Saturday night, downtown Wetumpka was struck by an EF-2 tornado. Assessments of the damage are ongoing; but several buildings are confirmed down. Most notably the historic First Presbyterian Church of Wetumpka is a total loss.
Alabama Gov. Kay Ivey said on Twitter, “I’ve talked with Wetumpka Mayor Willis & have assured him of available assistance. I’ve also been receiving updates from @B_Hastings_EMA. Now is the time for first responders to do assessments, recovery & damage control. Praying for all affected.”
“My thoughts are with all those impacted by the tornado in Elmore County yesterday, and my office stands ready to assist in whatever ways we are able,” U.S. Rep. Martha Roby, R-Montgomery, said. “As we await further details about the full scale of damages, I will be praying for those who have been injured.”
“Join me in saying a prayer for our fellow Alabamians in Elmore County impacted by these tornadoes,” U.S. Rep. Bradley Byrne, R-Montrose, said. “Let’s also say a prayer for local officials and first responders as they work to assess the damage.”
Sen. Richard Shelby said on social media: “Thinking about the people in and around #Wetumpka affected by the devastating tornado. Thank you to local law enforcement and first responders on the scene.”
“Pray for Wetumpka, Alabama,” State Auditor Jim Zeigler said. The 1856 First Presbyterian Church here this morning, and gone this afternoon in the tornado. 163 years serving the people.
Wetumpka Mayor Jerry Willis told reporters with WVTM TV Channel 13 that there is significant damage to the city’s downtown.
“We’ve been hit very hard,” Willis said. “I’ve been here 53 years. These things have been here a whole lot longer than me. It’s just devastating to see this — how it snaps off power poles and trees, the buildings that we have. Our police station, about half of it is damaged, affecting our police department.”
More than two dozen homes and buildings were destroyed including the senior center. Other structures were damaged in the storm.
On Monday, Ivey will join Willis and other city and county officials to conduct a tour of the damaged areas in Wetumpka impacted.
Following her tour, Ivey will meet with officials and then address the Alabama press regarding the damage she has seen.

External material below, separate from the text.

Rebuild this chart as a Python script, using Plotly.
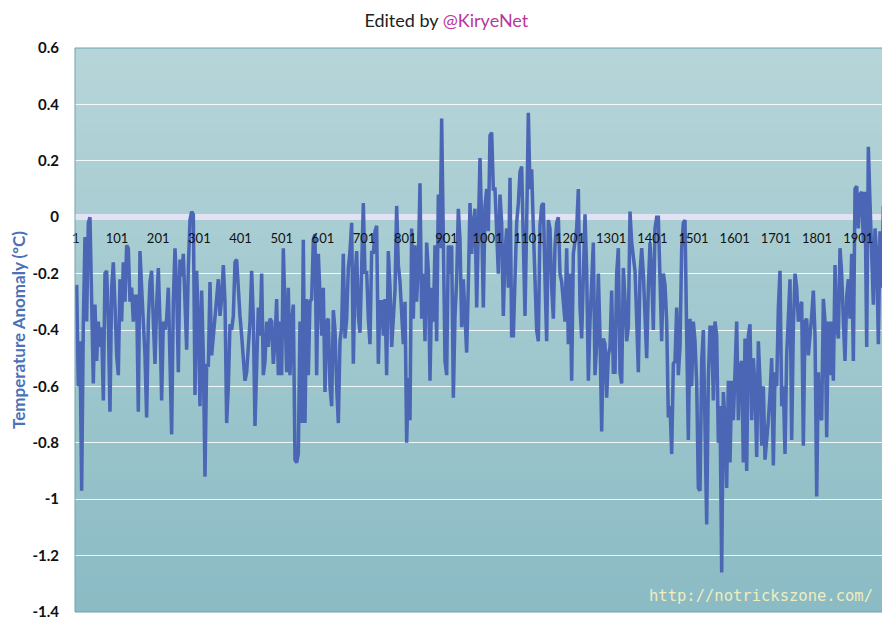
import numpy as np
import plotly.graph_objects as go

# anomaly readings (degC), about one every 4 years, split into stretches
ANOM_1 = [
    -0.24, -0.60, -0.44, -0.97, -0.38, -0.07, -0.37, -0.02, 0.00, -0.25,
    -0.59, -0.31, -0.51, -0.37, -0.46, -0.39, -0.65, -0.20, -0.19, -0.37,
    -0.69, -0.25, -0.16, -0.31, -0.49, -0.56, -0.22, -0.37, -0.16, -0.30,
    -0.10, -0.11, -0.30, -0.25, -0.37, -0.28, -0.28, -0.69, -0.12, -0.25,
    -0.39, -0.49, -0.71, -0.37, -0.23, -0.19, -0.37, -0.52, -0.31, -0.18,
    -0.37, -0.65, -0.37,
]
ANOM_2 = [
    -0.40, -0.36, -0.25, -0.51, -0.77, -0.30, -0.11, -0.25, -0.55, -0.15,
    -0.21, -0.13, -0.31, -0.47, -0.18, -0.01, 0.02, 0.01, -0.63, -0.19,
    -0.37, -0.67, -0.26, -0.49, -0.92, -0.52, -0.53, -0.23, -0.49, -0.43,
    -0.37, -0.30, -0.22, -0.35, -0.29, -0.17, -0.30, -0.73, -0.60, -0.38,
    -0.40, -0.35, -0.16, -0.15, -0.28, -0.35, -0.42, -0.49, -0.58, -0.55,
    -0.44, -0.37, -0.19, -0.36, -0.74, -0.51, -0.32,
]
ANOM_3 = [
    -0.42, -0.20, -0.56, -0.51, -0.37, -0.46, -0.36, -0.37, -0.52, -0.44,
    -0.29, -0.56, -0.37, -0.56, -0.11, -0.35, -0.55, -0.25, -0.56, -0.37,
    -0.31, -0.86, -0.87, -0.84, -0.37, -0.73, -0.08, -0.73, -0.29, -0.56,
    -0.30, -0.29, -0.08, -0.06, -0.56, -0.13, -0.25, -0.42, -0.25, -0.62,
    -0.37, -0.36, -0.60, -0.67, -0.33, -0.40, -0.60, -0.73, -0.44, -0.39,
    -0.13, -0.43, -0.36, -0.18, -0.12, -0.02, -0.52,
]
ANOM_4 = [
    -0.22, -0.12, -0.35, -0.41, -0.13, 0.05, -0.20, -0.19, -0.36, -0.45,
    -0.12, -0.13, -0.05, -0.03, -0.52, -0.30, -0.30, -0.42, -0.29, -0.56,
    -0.12, -0.25, -0.46, -0.37, -0.26, 0.04, -0.17, -0.23, -0.37, -0.45,
    -0.30, -0.80, -0.57, -0.72, -0.04, -0.36, -0.10, -0.30, -0.16, 0.12,
    -0.36, -0.20, -0.44, -0.09, -0.19, -0.58, -0.25, -0.37, -0.10, -0.44,
    0.08, -0.11, 0.35, -0.11, -0.51, -0.56, -0.10,
]
ANOM_5 = [
    -0.20, -0.10, -0.64, -0.35, -0.22, 0.03, -0.08, -0.39, -0.22, -0.37,
    -0.48, -0.24, 0.05, -0.13, -0.02, 0.03, -0.32, -0.05, 0.21, -0.02,
    -0.32, 0.04, 0.10, -0.05, 0.29, 0.30, 0.10, 0.10, -0.02, -0.20,
    0.08, -0.02, -0.35, -0.13, -0.04, -0.25, 0.14, -0.42, -0.42, -0.16,
    -0.02, 0.05, 0.16, 0.18, -0.05, -0.35, -0.02, 0.37, 0.10, 0.17,
    -0.04, -0.25, -0.40, -0.44, -0.03, 0.04, 0.05,
]
ANOM_6 = [
    -0.22, -0.44, -0.01, -0.04, -0.25, -0.36, -0.10, -0.02, 0.00, -0.20,
    -0.23, -0.30, -0.37, -0.11, -0.45, -0.20, -0.58, -0.13, -0.09, -0.04,
    0.10, -0.32, -0.43, -0.16, 0.01, -0.19, -0.58, -0.37, -0.22, -0.09,
    -0.56, -0.45, -0.20, -0.42, -0.76, -0.43, -0.45, -0.64, -0.49, -0.46,
    -0.26, -0.55, -0.55, -0.20, -0.11, -0.55, -0.59, -0.18, -0.29, -0.44,
    -0.39, 0.02, -0.09, -0.13, -0.19, -0.36, -0.55,
]
ANOM_7 = [
    -0.20, -0.11, -0.20, -0.32, -0.50, -0.25, -0.09, -0.20, -0.40, -0.04,
    0.00, 0.00, -0.23, -0.44, -0.20, -0.24, -0.37, -0.71, -0.67, -0.84,
    -0.52, -0.51, -0.32, -0.56, -0.46, -0.11, -0.02, -0.01, -0.42, -0.79,
    -0.36, -0.60, -0.37, -0.44, -0.59, -0.96, -0.97, -0.51, -0.40, -0.71,
    -1.09, -0.57, -0.39, -0.39, -0.65, -0.37, -0.42, -0.80, -0.67, -1.26,
    -0.62, -0.72, -0.96, -0.58, -0.87, -0.58, -0.72,
]
ANOM_8 = [
    -0.55, -0.37, -0.72, -0.53, -0.51, -0.87, -0.43, -0.90, -0.42, -0.38,
    -0.72, -0.50, -0.60, -0.85, -0.44, -0.58, -0.81, -0.60, -0.86, -0.80,
    -0.72, -0.63, -0.50, -0.88, -0.55, -0.60, -0.32, -0.19, -0.67, -0.60,
    -0.84, -0.49, -0.31, -0.22, -0.79, -0.39, -0.20, -0.25, -0.37, -0.32,
    -0.30, -0.81, -0.37, -0.36, -0.49, -0.43, -0.35, -0.26, -0.42, -0.99,
    -0.55,
]
ANOM_9 = [
    -0.70, -0.72, -0.29, -0.37, -0.78, -0.37, -0.56, -0.37, -0.58, -0.17,
    -0.39, -0.43, -0.11, -0.20, -0.37, -0.51, -0.28, -0.22, -0.36, -0.13,
    -0.51, 0.10, 0.11, -0.04, 0.08, 0.09, -0.09, 0.09, -0.46, 0.25,
    0.05, -0.11, -0.31, -0.04, -0.13, -0.45, -0.05, -0.25, 0.04,
]
FIRST_YEAR = 3
LAST_YEAR = 1962

X_TICKS = [1, 101, 201, 301, 401, 501, 601, 701, 801, 901,
           1001, 1101, 1201, 1301, 1401, 1501, 1601, 1701, 1801, 1901]
Y_TICKS = [0.6, 0.4, 0.2, 0.0, -0.2, -0.4, -0.6, -0.8, -1.0, -1.2, -1.4]
Y_TICK_TEXT = ["0.6", "0.4", "0.2", "0", "-0.2", "-0.4", "-0.6", "-0.8",
               "-1", "-1.2", "-1.4"]

anomaly = ANOM_1 + ANOM_2 + ANOM_3 + ANOM_4 + ANOM_5 + ANOM_6 + ANOM_7 + ANOM_8 + ANOM_9
years = np.linspace(FIRST_YEAR, LAST_YEAR, len(anomaly))

Y_MIN, Y_MAX = -1.4, 0.6
TOP_RGB = (182, 213, 217)
BOTTOM_RGB = (139, 187, 196)

fig = go.Figure()

# vertical gradient of the plot background, built from overlapping strips
n_strips = 60
step = (Y_MAX - Y_MIN) / n_strips
for i in range(n_strips):
    t = i / (n_strips - 1)
    r, g, b = (round(a + (c - a) * t) for a, c in zip(TOP_RGB, BOTTOM_RGB))
    y1 = Y_MAX - step * i
    y0 = max(Y_MIN, y1 - step * 1.6)
    fig.add_shape(
        type="rect", xref="paper", yref="y",
        x0=0, x1=1, y0=y0, y1=y1,
        fillcolor=f"rgb({r},{g},{b})", line={"width": 0}, layer="below",
    )

fig.add_shape(
    type="rect", xref="paper", yref="paper", x0=0, x1=1, y0=0, y1=1,
    line={"color": "#6fa3ad", "width": 1}, layer="above",
)

fig.add_trace(
    go.Scatter(
        x=years, y=anomaly, mode="lines",
        line={"color": "#4a66b4", "width": 3.5},
        hoverinfo="skip", showlegend=False,
    )
)

fig.add_annotation(
    text="http://notrickszone.com/", xref="paper", yref="paper",
    x=0.988, y=0.008, xanchor="right", yanchor="bottom", showarrow=False,
    font={"family": "DejaVu Sans Mono", "size": 15.5, "color": "#eeeec0"},
)

# the page body adds an 8px offset, so the figure is 8px smaller each way
fig.update_layout(
    width=882, height=616,
    margin={"l": 67, "r": 5, "t": 40, "b": 12},
    paper_bgcolor="white",
    plot_bgcolor="rgba(0,0,0,0)",
    showlegend=False,
    title={
        "text": "Edited by <span style='color:#b8379e'>@KiryeNet</span>",
        "x": 0.497, "xanchor": "center", "y": 0.979, "yanchor": "middle",
        "yref": "container",
        "font": {"family": "Lato", "size": 18, "color": "#222222"},
    },
    xaxis={
        "range": [-1, 1966],
        "anchor": "free",
        "position": (0 - Y_MIN) / (Y_MAX - Y_MIN),
        "tickmode": "array",
        "tickvals": X_TICKS,
        "ticktext": [str(v) for v in X_TICKS],
        "ticks": "outside", "ticklen": 9, "tickcolor": "rgba(0,0,0,0)",
        "tickfont": {"family": "Lato", "size": 13, "color": "#111111"},
        "showgrid": False, "zeroline": False, "showline": False,
    },
    yaxis={
        "range": [Y_MIN, Y_MAX],
        "tickmode": "array",
        "tickvals": Y_TICKS,
        "ticktext": Y_TICK_TEXT,
        "ticks": "outside", "ticklen": 12, "tickcolor": "rgba(0,0,0,0)",
        "tickfont": {"family": "Lato", "size": 15, "color": "#111111",
                     "weight": 700},
        "showgrid": True, "gridcolor": "rgba(255,255,255,0.85)", "gridwidth": 1.2,
        "zeroline": True, "zerolinecolor": "#e2e2f4", "zerolinewidth": 6,
        "showline": False,
        "title": {
            "text": "Temperature Anomaly (ºC)",
            "font": {"family": "Lato", "size": 17, "color": "#4a72b8",
                     "weight": 700},
            "standoff": 4,
        },
    },
)

fig.write_html("out.html")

Volunteers looking to help with the clean-up efforts in downtown Wetumpka or in the county should contact the Elmore County EMA office at (334) 567-6451. The Elmore County Commission and City of Wetumpka are appreciative of volunteers wanting to assist but want to ensure coordination to maximize recovery efforts and resources.
Severe weather is an ever-present threat to people in Alabama. While fortunately, it appears, as of press time, that no one died in this tornado, more people in Alabama have been killed by tornadoes since World War II (and we started keeping an accurate count) than in any other state.